A convenience retail building on an underutilised site in the heart of Manly Village on the Whangaparaoa Peninsula is for sale offering a variety of future add-value opportunities.
The 170sq m single-level building, developed in the 1970s and fully leased to three retail tenants, occupies only around one quarter of the 661sq m of land that it occupies at 60 Rawhiti Rd in the centre of Manly's main commercial precinct.
It is home to the Manly Village Bakery, which has been in occupation for over a decade, a florist and Frankies Gelato & Deli whose products include award-winning gelato, sorbet and ice cream, coffee, salads, artisan cheeses and gourmet meats. The tenancies are generating total net annual rent of $69,560 plus GST.
Featured in Bayleys' Total Property portfolio, the property is for sale by tender closing 4pm on December 6, unless sold earlier. Adam Curtis and Damian Stephen, Bayleys North Shore Commercial and Mustan Bagasra of Bayleys' Orewa office are the marketing agents.
Curtis says the high profile main road position close to a busy roundabout in the centre of Manly and its Neighbourhood Centre zoning under the Auckland Unitary Plan mean it has significant development upside.
"The very low site coverage and dual access both from Rawhiti Rd and Leal Place, at the rear, provides a real opportunity to add a whole lot of value to this land holding. The owner has already taken significant steps in this direction by developing detailed plans and concept drawings for a redevelopment of the full site.
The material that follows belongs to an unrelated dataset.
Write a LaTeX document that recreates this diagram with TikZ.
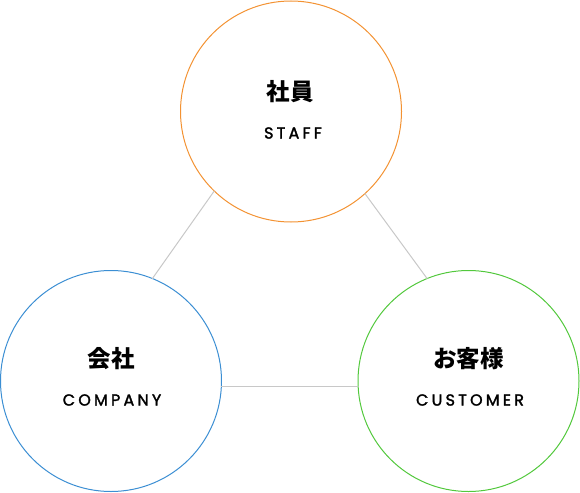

These have been submitted to Auckland Council for resource consent approval and the vendor has already put a lot of preparatory work into meeting council requirements."
The proposed redevelopment comprises:
• a four-storey building with a maximum height of between 13m to 14.56m;
• eleven residential apartments over the three upper levels;
• three retail units on the lower level street frontage ranging from 42sq m to 107sq m;
• 11 basement car parks; and
• unit titling of each of the residential and retail units, providing potential to sell off individually.
Stephen says the new owner could choose to continue with these plans, with most of the initial hard work done, or investigate other options for the site.
"The existing three leases have demolition clauses, allowing a purchaser to activate these to redevelop the entire site or they could look to add value by building on the existing well-established and diverse tenancies and renegotiating these leases. They could then add further shops to the site to enhance its critical retail mass and perhaps build apartments at the rear away from the busy street frontage. There are a number of options that could be considered."
The Business — Neighbourhood Centre Zone applies to single corner stores or small shopping strips located in residential neighbourhoods that provide residents and passers-by with frequent retail and commercial service needs. Residential use on upper floors is permitted and encouraged by Auckland Council, says Stephen.
"Development is expected to be in keeping with the surrounding residential environment and requires council assessment in order to ensure that it's designed to a high standard that enhances the quality of streets within the area and public open spaces."
He says the contour of the site rising from the Rawhiti Rd frontage towards the rear boundary means future residential development would benefit from views out to the Hauraki Gulf with eastern-facing apartments having an urban outlook towards the Auckland CBD.